On a Sunday afternoon, a small group of visitors gathers at the feet of the stone pharaoh in the lobby of the Metropolitan Museum of Art. They are there to meet Dr. Andrew Lear, who organizes a tour of “shady ladies” at the Met. What’s a shady lady? Consider the women you see sketched in French paintings, depicted on ancient Greek bowls or carved out of Roman marble—some weren’t as demure as they may seem. Many of them were courtesans, glamorous and seductive. Some were mistresses. A few pioneered rebellious movements. They all have stories. And that’s where Lear comes in.
Courtesy, Shady Ladies Tours
The Shady Ladies tour presents art through a queer lens and, like Lear’s other offerings, takes an informative and often hilarious jaunt through history. Lear, an openly gay art historian and professor, is disarming and charismatic, determined to turn centuries of art into easily digestible vignettes.
His other popular tour is Gay Secrets of The Met, a two-hour examination of the hidden queer lives and stories behind the paintings and sculptures. If you want to learn about the love affairs, secret longings and unabashed homosexuality depicted in the museum’s collection of artworks, Lear has the details.
The Shady Ladies tour starts in the Met’s Greek and Roman art hall, with visitors huddling around ancient wine glasses (actually bowls). The bowls’ surfaces depict young naked boys and half-dressed prostitutes in bed with married upper-class men. Just as we count on People magazine today for a glimpse of how the 1 percent lives, ancient Greeks used these wine bowls to reflect the lives of their rich and famous citizens.
Courtesy, Shady Ladies Tours
From there, the tour heads to the Roman Sculpture Court, where Lear points out a marble statue of Aphrodite that resides next to busts of the Roman emperor Hadrian and his teenage male lover, Antinous. Lear’s recounting of the men’s relationship—highlighted as well in the Gay Secrets tour—will leave you wondering why the story doesn’t have its own HBO series (though it does have a new opera by NYC-based singer-songwriter Rufus Wainwright).

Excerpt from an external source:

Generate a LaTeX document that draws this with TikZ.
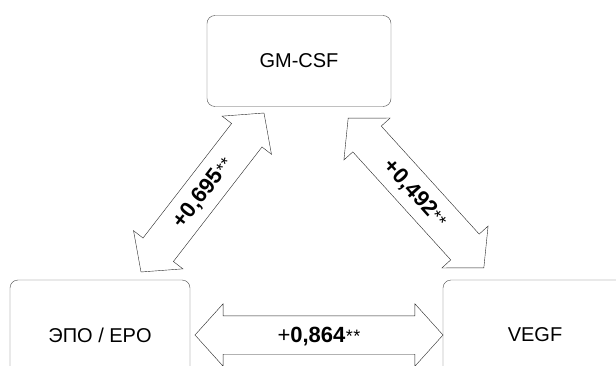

Courtesy, Shady Ladies Tours
The walk proceeds to old-world Japan, where the discussion centers on geishas and the pleasure centers located just outside the walls of many great cities. After a brief stop in Britain, the tour ends in France with an examination of Henri de Toulouse-Lautrec’s The Sofa, a blandly titled painting showing two lesbian sex workers sharing a loving gaze, followed by a look at Degas’ paintings of ballerinas. Closer inspection reveals that the dancers’ angelic appearance may somewhat belie their virtuousness. It’s a fascinating end to a free-flowing journey that’s fun, occasionally poignant and a refreshingly different way to experience the museum’s expansive collection.